Goal: Give every line below again, exactly.

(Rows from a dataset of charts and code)
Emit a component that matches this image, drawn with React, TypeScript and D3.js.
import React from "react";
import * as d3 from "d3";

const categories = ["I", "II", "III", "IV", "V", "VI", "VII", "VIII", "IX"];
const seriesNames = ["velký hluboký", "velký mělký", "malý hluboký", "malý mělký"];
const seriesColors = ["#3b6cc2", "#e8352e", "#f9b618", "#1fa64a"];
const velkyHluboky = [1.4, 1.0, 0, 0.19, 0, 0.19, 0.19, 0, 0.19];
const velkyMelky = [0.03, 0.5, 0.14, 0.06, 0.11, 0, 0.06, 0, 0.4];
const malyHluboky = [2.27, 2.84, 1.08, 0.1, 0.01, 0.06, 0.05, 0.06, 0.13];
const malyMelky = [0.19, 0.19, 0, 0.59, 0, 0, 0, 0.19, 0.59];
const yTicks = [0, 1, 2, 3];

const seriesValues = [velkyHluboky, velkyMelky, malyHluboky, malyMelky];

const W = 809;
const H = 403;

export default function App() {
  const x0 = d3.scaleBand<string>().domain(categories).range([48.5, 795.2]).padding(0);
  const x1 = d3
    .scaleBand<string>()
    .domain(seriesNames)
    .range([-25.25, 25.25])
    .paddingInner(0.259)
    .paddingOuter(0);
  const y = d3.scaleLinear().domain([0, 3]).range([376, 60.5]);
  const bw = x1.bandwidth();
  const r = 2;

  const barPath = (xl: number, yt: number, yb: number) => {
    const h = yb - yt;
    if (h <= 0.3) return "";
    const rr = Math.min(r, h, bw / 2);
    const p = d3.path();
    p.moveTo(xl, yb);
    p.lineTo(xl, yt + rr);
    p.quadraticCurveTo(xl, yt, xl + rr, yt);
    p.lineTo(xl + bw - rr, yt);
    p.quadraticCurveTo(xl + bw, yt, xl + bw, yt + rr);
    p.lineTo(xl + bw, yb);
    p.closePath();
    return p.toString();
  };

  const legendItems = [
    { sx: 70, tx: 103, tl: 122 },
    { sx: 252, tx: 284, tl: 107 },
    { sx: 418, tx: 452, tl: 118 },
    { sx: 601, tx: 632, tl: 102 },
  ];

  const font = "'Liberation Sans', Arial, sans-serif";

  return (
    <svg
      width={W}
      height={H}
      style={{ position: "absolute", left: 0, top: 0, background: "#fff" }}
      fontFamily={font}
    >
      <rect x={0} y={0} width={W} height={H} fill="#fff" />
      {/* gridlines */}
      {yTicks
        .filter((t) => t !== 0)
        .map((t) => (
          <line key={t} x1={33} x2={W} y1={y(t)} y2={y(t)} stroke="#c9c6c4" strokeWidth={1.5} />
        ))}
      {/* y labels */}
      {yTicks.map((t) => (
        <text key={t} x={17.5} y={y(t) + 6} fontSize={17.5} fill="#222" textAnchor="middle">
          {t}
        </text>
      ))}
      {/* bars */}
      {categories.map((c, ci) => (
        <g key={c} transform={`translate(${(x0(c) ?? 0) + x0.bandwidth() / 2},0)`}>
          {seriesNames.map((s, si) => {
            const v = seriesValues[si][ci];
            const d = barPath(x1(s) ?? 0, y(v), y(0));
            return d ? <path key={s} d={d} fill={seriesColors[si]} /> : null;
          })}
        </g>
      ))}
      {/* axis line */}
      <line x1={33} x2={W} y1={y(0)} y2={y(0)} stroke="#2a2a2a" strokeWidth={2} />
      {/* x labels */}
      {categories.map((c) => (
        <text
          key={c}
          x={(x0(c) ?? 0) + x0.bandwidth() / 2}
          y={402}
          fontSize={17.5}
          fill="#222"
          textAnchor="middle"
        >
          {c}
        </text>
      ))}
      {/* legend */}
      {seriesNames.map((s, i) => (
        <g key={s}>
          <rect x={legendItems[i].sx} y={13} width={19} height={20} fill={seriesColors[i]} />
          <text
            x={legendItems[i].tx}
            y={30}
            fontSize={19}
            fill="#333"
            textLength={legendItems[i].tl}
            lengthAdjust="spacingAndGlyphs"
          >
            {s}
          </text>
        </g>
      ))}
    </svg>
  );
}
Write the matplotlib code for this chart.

Response below:
Emit a component that matches this image, drawn with React, TypeScript and D3.js.
import React from "react";
import * as d3 from "d3";

const categories = ["I", "II", "III", "IV", "V", "VI", "VII", "VIII", "IX"];
const seriesNames = ["velký hluboký", "velký mělký", "malý hluboký", "malý mělký"];
const seriesColors = ["#3b6cc2", "#e8352e", "#f9b618", "#1fa64a"];
const velkyHluboky = [1.4, 1.0, 0, 0.19, 0, 0.19, 0.19, 0, 0.19];
const velkyMelky = [0.03, 0.5, 0.14, 0.06, 0.11, 0, 0.06, 0, 0.4];
const malyHluboky = [2.27, 2.84, 1.08, 0.1, 0.01, 0.06, 0.05, 0.06, 0.13];
const malyMelky = [0.19, 0.19, 0, 0.59, 0, 0, 0, 0.19, 0.59];
const yTicks = [0, 1, 2, 3];

const seriesValues = [velkyHluboky, velkyMelky, malyHluboky, malyMelky];

const W = 809;
const H = 403;

export default function App() {
  const x0 = d3.scaleBand<string>().domain(categories).range([48.5, 795.2]).padding(0);
  const x1 = d3
    .scaleBand<string>()
    .domain(seriesNames)
    .range([-25.25, 25.25])
    .paddingInner(0.259)
    .paddingOuter(0);
  const y = d3.scaleLinear().domain([0, 3]).range([376, 60.5]);
  const bw = x1.bandwidth();
  const r = 2;

  const barPath = (xl: number, yt: number, yb: number) => {
    const h = yb - yt;
    if (h <= 0.3) return "";
    const rr = Math.min(r, h, bw / 2);
    const p = d3.path();
    p.moveTo(xl, yb);
    p.lineTo(xl, yt + rr);
    p.quadraticCurveTo(xl, yt, xl + rr, yt);
    p.lineTo(xl + bw - rr, yt);
    p.quadraticCurveTo(xl + bw, yt, xl + bw, yt + rr);
    p.lineTo(xl + bw, yb);
    p.closePath();
    return p.toString();
  };

  const legendItems = [
    { sx: 70, tx: 103, tl: 122 },
    { sx: 252, tx: 284, tl: 107 },
    { sx: 418, tx: 452, tl: 118 },
    { sx: 601, tx: 632, tl: 102 },
  ];

  const font = "'Liberation Sans', Arial, sans-serif";

  return (
    <svg
      width={W}
      height={H}
      style={{ position: "absolute", left: 0, top: 0, background: "#fff" }}
      fontFamily={font}
    >
      <rect x={0} y={0} width={W} height={H} fill="#fff" />
      {/* gridlines */}
      {yTicks
        .filter((t) => t !== 0)
        .map((t) => (
          <line key={t} x1={33} x2={W} y1={y(t)} y2={y(t)} stroke="#c9c6c4" strokeWidth={1.5} />
        ))}
      {/* y labels */}
      {yTicks.map((t) => (
        <text key={t} x={17.5} y={y(t) + 6} fontSize={17.5} fill="#222" textAnchor="middle">
          {t}
        </text>
      ))}
      {/* bars */}
      {categories.map((c, ci) => (
        <g key={c} transform={`translate(${(x0(c) ?? 0) + x0.bandwidth() / 2},0)`}>
          {seriesNames.map((s, si) => {
            const v = seriesValues[si][ci];
            const d = barPath(x1(s) ?? 0, y(v), y(0));
            return d ? <path key={s} d={d} fill={seriesColors[si]} /> : null;
          })}
        </g>
      ))}
      {/* axis line */}
      <line x1={33} x2={W} y1={y(0)} y2={y(0)} stroke="#2a2a2a" strokeWidth={2} />
      {/* x labels */}
      {categories.map((c) => (
        <text
          key={c}
          x={(x0(c) ?? 0) + x0.bandwidth() / 2}
          y={402}
          fontSize={17.5}
          fill="#222"
          textAnchor="middle"
        >
          {c}
        </text>
      ))}
      {/* legend */}
      {seriesNames.map((s, i) => (
        <g key={s}>
          <rect x={legendItems[i].sx} y={13} width={19} height={20} fill={seriesColors[i]} />
          <text
            x={legendItems[i].tx}
            y={30}
            fontSize={19}
            fill="#333"
            textLength={legendItems[i].tl}
            lengthAdjust="spacingAndGlyphs"
          >
            {s}
          </text>
        </g>
      ))}
    </svg>
  );
}
Write the matplotlib code for this chart.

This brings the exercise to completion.